### [DATA FOR THE TASK]
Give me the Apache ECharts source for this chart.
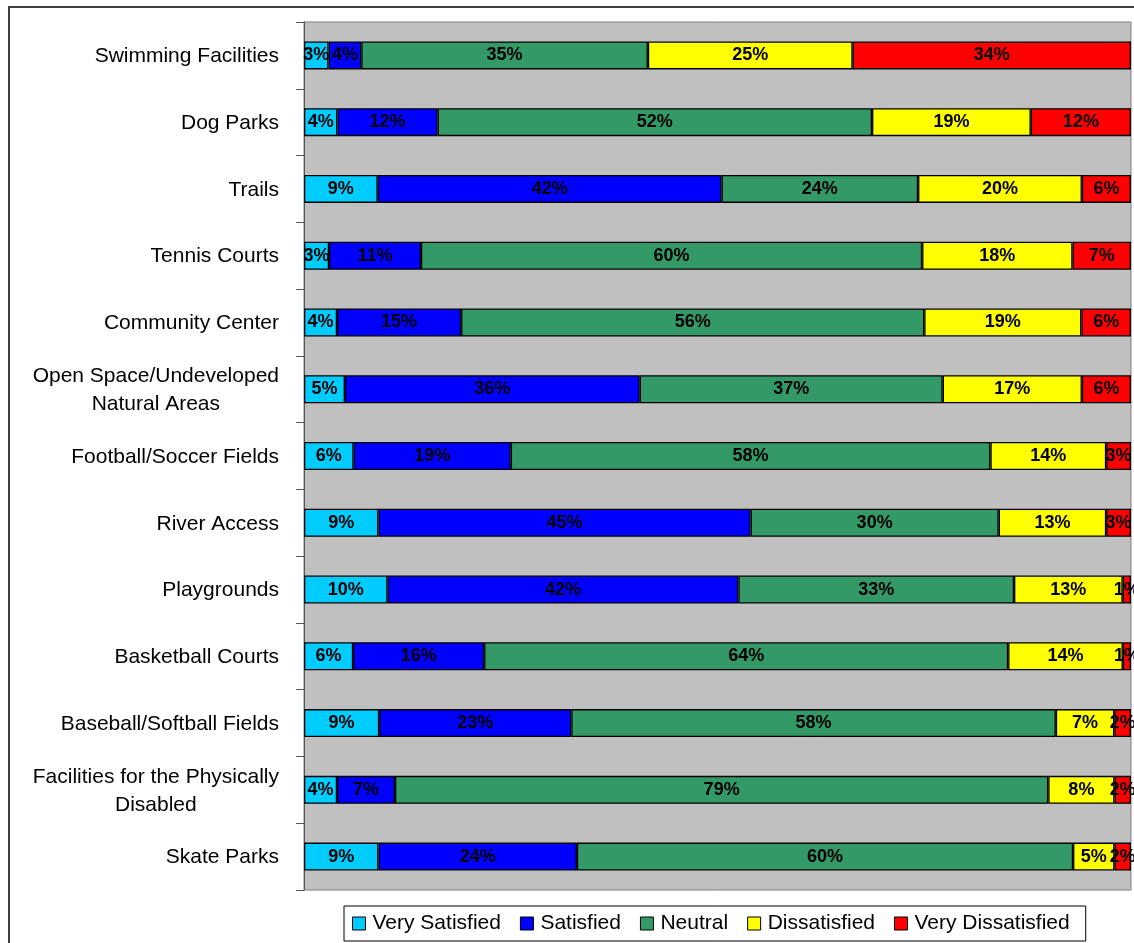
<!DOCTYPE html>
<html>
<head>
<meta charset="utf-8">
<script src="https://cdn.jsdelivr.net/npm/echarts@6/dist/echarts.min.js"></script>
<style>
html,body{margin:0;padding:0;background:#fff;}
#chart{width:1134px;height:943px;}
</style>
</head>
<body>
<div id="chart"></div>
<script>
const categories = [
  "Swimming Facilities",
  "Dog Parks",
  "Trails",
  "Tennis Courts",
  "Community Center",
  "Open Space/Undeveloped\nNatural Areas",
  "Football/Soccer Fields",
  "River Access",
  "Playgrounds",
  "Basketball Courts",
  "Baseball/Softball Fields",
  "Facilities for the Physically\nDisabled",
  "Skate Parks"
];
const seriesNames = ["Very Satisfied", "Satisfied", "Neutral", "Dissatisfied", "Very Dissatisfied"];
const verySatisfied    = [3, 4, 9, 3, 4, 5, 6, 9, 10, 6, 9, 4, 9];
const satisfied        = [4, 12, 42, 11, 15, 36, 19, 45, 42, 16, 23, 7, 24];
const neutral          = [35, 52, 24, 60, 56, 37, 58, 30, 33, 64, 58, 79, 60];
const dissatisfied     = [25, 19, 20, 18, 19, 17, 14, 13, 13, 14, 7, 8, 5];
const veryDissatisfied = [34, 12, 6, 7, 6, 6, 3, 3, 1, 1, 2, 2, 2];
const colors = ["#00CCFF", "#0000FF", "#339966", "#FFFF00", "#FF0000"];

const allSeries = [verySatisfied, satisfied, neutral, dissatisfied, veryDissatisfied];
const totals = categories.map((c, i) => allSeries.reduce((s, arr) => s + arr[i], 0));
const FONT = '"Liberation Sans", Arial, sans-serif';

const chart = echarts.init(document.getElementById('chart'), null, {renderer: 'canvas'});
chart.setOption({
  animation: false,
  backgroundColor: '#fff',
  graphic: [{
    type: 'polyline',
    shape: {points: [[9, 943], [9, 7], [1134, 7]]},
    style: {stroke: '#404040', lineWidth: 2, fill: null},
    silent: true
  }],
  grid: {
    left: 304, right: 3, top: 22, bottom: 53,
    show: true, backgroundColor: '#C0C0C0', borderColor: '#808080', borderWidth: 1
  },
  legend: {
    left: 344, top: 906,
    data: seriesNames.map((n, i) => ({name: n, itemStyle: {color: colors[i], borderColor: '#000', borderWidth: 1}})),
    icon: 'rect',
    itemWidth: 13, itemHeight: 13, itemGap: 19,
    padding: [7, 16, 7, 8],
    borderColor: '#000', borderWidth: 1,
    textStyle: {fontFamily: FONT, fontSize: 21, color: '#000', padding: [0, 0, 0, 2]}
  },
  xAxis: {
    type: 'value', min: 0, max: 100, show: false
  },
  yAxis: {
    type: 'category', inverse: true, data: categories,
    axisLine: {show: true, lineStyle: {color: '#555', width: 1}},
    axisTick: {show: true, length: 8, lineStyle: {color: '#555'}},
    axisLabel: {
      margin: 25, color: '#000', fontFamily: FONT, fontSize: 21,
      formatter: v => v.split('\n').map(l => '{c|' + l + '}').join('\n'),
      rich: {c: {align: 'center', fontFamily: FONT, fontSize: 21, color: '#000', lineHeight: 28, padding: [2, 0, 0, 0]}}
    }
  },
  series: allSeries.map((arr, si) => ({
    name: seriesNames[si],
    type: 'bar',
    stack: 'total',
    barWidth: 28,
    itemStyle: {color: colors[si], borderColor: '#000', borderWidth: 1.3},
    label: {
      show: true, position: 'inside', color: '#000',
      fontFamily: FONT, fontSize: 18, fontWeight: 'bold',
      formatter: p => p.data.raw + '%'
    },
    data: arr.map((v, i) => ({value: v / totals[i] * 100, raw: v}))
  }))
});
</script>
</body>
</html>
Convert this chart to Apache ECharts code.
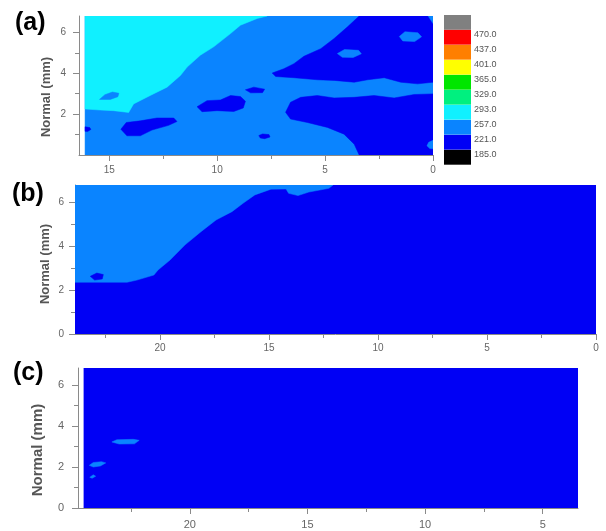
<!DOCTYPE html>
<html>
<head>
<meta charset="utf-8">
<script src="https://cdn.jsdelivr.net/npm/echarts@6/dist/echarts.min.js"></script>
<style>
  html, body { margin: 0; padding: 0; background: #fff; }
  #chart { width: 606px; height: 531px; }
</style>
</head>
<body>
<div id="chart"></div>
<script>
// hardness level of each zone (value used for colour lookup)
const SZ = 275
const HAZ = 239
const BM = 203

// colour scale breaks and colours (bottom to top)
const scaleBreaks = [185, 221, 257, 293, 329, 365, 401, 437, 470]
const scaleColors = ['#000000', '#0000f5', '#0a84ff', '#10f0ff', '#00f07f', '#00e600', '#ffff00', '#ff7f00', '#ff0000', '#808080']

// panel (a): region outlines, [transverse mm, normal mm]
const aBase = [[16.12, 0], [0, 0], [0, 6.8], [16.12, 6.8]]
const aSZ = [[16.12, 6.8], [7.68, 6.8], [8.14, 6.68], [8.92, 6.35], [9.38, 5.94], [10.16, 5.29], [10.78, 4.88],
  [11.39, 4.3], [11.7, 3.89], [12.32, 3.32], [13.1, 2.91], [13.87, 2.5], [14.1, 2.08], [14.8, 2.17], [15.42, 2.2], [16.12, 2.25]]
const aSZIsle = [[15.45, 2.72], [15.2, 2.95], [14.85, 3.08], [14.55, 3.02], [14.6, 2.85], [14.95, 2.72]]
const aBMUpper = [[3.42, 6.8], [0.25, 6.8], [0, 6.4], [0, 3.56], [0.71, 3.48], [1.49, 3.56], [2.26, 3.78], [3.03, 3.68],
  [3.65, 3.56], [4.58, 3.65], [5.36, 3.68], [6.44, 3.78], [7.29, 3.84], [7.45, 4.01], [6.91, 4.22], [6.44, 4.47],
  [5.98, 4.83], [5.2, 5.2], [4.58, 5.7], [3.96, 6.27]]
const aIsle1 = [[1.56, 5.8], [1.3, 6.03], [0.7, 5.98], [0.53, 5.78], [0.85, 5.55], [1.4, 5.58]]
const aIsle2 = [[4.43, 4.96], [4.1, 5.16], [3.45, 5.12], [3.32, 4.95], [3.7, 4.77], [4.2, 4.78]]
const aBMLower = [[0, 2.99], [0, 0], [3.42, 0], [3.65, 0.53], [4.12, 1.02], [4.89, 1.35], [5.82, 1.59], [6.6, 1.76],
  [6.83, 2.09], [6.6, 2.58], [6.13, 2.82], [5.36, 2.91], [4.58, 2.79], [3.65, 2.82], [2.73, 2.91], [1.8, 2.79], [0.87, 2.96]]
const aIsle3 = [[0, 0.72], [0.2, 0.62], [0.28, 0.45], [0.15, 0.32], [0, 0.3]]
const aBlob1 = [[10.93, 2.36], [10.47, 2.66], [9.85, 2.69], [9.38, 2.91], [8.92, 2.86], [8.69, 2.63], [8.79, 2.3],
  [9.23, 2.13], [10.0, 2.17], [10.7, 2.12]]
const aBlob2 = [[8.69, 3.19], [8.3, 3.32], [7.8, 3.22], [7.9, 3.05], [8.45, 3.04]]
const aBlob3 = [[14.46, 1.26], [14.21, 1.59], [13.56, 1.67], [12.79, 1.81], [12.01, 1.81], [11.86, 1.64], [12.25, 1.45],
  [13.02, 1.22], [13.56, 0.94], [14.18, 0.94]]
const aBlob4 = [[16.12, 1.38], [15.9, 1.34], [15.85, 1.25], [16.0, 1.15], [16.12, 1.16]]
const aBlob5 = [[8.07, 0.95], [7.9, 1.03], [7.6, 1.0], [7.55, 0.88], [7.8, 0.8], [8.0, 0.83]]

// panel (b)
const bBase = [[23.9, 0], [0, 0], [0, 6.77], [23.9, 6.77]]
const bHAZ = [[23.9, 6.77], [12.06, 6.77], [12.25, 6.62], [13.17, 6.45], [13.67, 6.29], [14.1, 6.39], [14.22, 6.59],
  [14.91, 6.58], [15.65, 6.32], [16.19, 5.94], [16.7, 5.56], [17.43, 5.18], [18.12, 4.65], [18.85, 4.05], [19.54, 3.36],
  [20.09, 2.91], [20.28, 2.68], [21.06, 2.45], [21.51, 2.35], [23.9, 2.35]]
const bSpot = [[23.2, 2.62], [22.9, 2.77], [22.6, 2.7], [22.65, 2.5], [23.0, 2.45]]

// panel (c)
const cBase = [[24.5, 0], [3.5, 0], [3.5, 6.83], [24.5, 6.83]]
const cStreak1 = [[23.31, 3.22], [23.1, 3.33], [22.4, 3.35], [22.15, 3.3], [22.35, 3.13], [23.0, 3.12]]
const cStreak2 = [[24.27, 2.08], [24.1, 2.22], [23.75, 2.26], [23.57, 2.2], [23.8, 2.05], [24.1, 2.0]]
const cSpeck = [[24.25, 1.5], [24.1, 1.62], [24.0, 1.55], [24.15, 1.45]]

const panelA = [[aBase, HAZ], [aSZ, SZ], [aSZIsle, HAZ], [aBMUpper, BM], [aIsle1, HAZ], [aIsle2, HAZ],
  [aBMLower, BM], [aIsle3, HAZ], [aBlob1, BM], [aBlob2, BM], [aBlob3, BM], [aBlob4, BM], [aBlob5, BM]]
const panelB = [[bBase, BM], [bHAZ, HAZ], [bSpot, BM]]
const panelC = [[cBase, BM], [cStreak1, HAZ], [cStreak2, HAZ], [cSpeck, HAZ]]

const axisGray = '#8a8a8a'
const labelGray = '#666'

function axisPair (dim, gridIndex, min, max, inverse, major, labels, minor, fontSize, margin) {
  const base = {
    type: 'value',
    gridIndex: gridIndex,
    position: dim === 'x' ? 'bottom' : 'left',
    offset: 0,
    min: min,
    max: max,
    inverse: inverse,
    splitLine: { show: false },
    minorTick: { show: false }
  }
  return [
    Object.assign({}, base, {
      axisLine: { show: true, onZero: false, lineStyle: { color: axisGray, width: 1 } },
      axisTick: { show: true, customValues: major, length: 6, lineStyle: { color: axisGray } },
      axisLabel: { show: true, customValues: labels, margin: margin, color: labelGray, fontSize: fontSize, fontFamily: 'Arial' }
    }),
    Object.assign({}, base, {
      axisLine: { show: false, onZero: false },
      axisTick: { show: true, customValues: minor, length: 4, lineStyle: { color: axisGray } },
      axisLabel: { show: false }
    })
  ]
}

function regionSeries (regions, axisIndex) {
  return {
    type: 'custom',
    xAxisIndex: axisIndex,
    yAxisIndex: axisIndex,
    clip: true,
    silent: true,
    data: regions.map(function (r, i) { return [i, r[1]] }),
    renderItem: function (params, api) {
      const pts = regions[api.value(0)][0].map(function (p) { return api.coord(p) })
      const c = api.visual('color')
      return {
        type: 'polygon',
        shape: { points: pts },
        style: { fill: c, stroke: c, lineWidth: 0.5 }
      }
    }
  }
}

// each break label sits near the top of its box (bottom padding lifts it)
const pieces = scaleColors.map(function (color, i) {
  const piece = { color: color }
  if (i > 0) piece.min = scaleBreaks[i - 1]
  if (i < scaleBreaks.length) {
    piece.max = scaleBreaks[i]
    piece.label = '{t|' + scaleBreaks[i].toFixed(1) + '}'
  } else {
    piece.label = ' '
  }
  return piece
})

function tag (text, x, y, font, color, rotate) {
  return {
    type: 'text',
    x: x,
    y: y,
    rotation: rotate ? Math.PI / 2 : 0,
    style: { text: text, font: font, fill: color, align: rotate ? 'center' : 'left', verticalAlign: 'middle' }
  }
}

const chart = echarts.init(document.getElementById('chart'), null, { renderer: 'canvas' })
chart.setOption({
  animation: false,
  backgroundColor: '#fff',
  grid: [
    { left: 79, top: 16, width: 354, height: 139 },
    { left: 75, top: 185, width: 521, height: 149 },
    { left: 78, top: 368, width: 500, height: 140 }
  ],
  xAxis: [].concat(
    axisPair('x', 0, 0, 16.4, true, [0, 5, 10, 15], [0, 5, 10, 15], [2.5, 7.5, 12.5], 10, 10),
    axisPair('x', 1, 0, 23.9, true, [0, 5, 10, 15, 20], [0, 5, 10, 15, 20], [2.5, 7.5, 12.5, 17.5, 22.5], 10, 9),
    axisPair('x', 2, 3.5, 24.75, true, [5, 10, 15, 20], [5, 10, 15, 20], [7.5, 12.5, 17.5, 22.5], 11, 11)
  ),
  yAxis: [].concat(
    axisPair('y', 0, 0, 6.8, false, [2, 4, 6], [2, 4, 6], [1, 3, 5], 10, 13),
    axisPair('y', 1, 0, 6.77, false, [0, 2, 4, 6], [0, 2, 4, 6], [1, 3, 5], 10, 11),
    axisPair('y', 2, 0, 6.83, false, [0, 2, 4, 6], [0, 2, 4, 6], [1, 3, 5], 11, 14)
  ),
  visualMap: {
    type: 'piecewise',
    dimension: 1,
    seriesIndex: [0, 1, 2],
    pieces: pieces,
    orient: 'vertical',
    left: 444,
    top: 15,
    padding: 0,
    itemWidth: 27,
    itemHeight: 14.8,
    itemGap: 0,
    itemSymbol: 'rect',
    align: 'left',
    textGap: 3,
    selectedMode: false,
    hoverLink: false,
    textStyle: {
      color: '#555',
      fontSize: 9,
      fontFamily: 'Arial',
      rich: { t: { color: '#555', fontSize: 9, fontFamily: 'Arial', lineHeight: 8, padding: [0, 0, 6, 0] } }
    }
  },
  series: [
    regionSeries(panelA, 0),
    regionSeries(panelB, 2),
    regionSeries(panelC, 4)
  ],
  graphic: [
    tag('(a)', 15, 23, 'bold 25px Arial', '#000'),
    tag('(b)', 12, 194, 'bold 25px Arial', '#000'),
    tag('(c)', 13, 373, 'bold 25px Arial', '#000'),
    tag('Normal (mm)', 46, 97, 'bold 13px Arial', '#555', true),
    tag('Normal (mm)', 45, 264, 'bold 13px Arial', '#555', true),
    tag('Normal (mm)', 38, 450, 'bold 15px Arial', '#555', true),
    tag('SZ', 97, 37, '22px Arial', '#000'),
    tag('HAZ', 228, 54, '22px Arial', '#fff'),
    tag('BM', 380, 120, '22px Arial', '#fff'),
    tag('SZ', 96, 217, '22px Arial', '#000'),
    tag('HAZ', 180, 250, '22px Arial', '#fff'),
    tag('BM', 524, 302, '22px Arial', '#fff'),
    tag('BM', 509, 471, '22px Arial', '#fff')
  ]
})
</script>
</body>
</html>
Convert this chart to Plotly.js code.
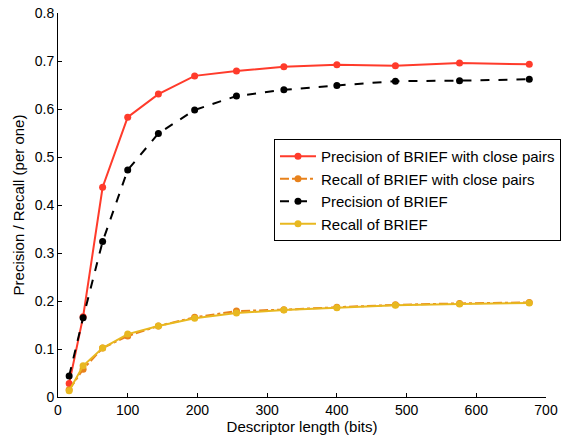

### [PROBLEM REQUIREMENTS]
Tally how many lines of the material contain the word "Convert". The answer must be the number and nothing else.

### [RESPONSE BELOW]
2